I am not Easter today but twenty-two. If you did not laugh at that please exit immediately. Thank you.
Aside from you not noticing how my introduction rhymed, you also did not laugh but are still here.
Never have I ever actually witnessed and appreciated my life this much until this year. I hate to admit this but when Kobe Bryant died and people mourned for days and even up to now, I was having the best days and nights with my friends in the city. While the Philippine government continued and continues to show its incompetency, I was, and still am, thanking the heavens each day that I still get to live because I have been doing so well and so I want life to continue. And now that a virus is out there ready to infect anyone, I am privileged enough to be privileged enough, which must be unfair to some people. It must be unfair for a lot of people — this life. For the farmers to be working hard and nonstop so we get to eat when they themselves cannot. For the students and individuals, including myself, who try to turn up the volume of the voices of the unheard only to be silenced by someone who does not even dare to listen. For the people who have lesser than the people who have less to be put there, not by choice, but by injustice. For the ones who have lost someone because death is inevitable and money is essential. Today, I remember all of these as I celebrate what supposedly is a joyous yearly event.
Still joyous but more existential.
I am now twenty-two and the year is 2020. I say that as if I have just waited my whole life to get here.
So, what have I done yet? This is the question that haunts me every time I remember the chances that I have been given and have wasted. Flashbacks from the times I could have done better at this or that, or where I could have just finished this thing before doing that thing. I will always regret some things in my past at some points in my life. But I will also keep on reminding myself that I am where I am now because of that past. But to answer the question, I did nothing new and significant today. I washed the dishes and went for a very short walk.

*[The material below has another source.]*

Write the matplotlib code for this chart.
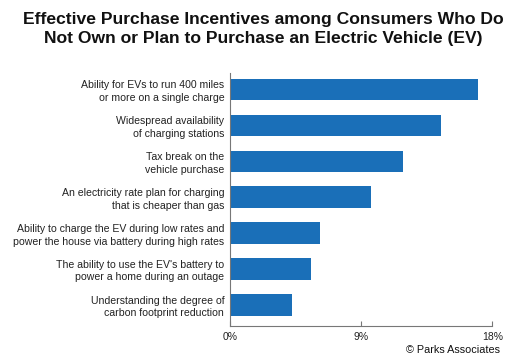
import matplotlib
matplotlib.use("Agg")
import matplotlib.pyplot as plt

font = "Liberation Sans"

categories = [
    "Ability for EVs to run 400 miles\nor more on a single charge",
    "Widespread availability\nof charging stations",
    "Tax break on the\nvehicle purchase",
    "An electricity rate plan for charging\nthat is cheaper than gas",
    "Ability to charge the EV during low rates and\npower the house via battery during high rates",
    "The ability to use the EV's battery to\npower a home during an outage",
    "Understanding the degree of\ncarbon footprint reduction",
]
values = [17.0, 14.5, 11.9, 9.7, 6.2, 5.6, 4.3]
tick_vals = [0, 9, 18]
tick_labels = ["0%", "9%", "18%"]

fig = plt.figure(figsize=(5.26, 3.54), dpi=100)
ax = fig.add_axes([0.4367, 0.079, 0.4993, 0.715])
pos = list(range(len(categories)))
ax.barh(pos, values, height=0.6, color="#1a6fb8")
ax.set_ylim(6.585, -0.46)
ax.set_xlim(0, 18)
ax.set_yticks(pos)
ax.set_yticklabels(categories, fontsize=7.6, family=font, color="#222222",
                   linespacing=1.3)
ax.tick_params(axis="y", length=0, pad=4)
ax.set_xticks(tick_vals)
ax.set_xticklabels(tick_labels, fontsize=7.5, family=font, color="#222222")
ax.tick_params(axis="x", direction="in", length=3.5, color="#777777", pad=4)
for s in ["top", "right"]:
    ax.spines[s].set_visible(False)
for s in ["left", "bottom"]:
    ax.spines[s].set_color("#777777")
    ax.spines[s].set_linewidth(0.8)

fig.text(0.5, 0.918, "Effective Purchase Incentives among Consumers Who Do\nNot Own or Plan to Purchase an Electric Vehicle (EV)",
         ha="center", va="center", fontsize=12.6, fontweight="bold", family=font,
         color="#111111", linespacing=1.32)
fig.text(0.951, -0.004, "© Parks Associates", ha="right", va="bottom", fontsize=7.8,
         family=font, color="#111111")
fig.savefig("out.png", dpi=100)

Where am I right now? Mentally, I am still sane. Financially, zero. Physically, I am bloated and PMSing. Basically, alright.
My next destination? To betterment and continuous growth, hopefully. I heard they are beautiful places to be in with endless rocky roads!
My future plans? Definitely to keep on swimming.
And of course the classic question to test whether or not one has lived or is living a fulfilling life:
Am I happy? The whole world today says that I am and I would like to believe that.
Happy Easter Sunday and birthday to me, I guess.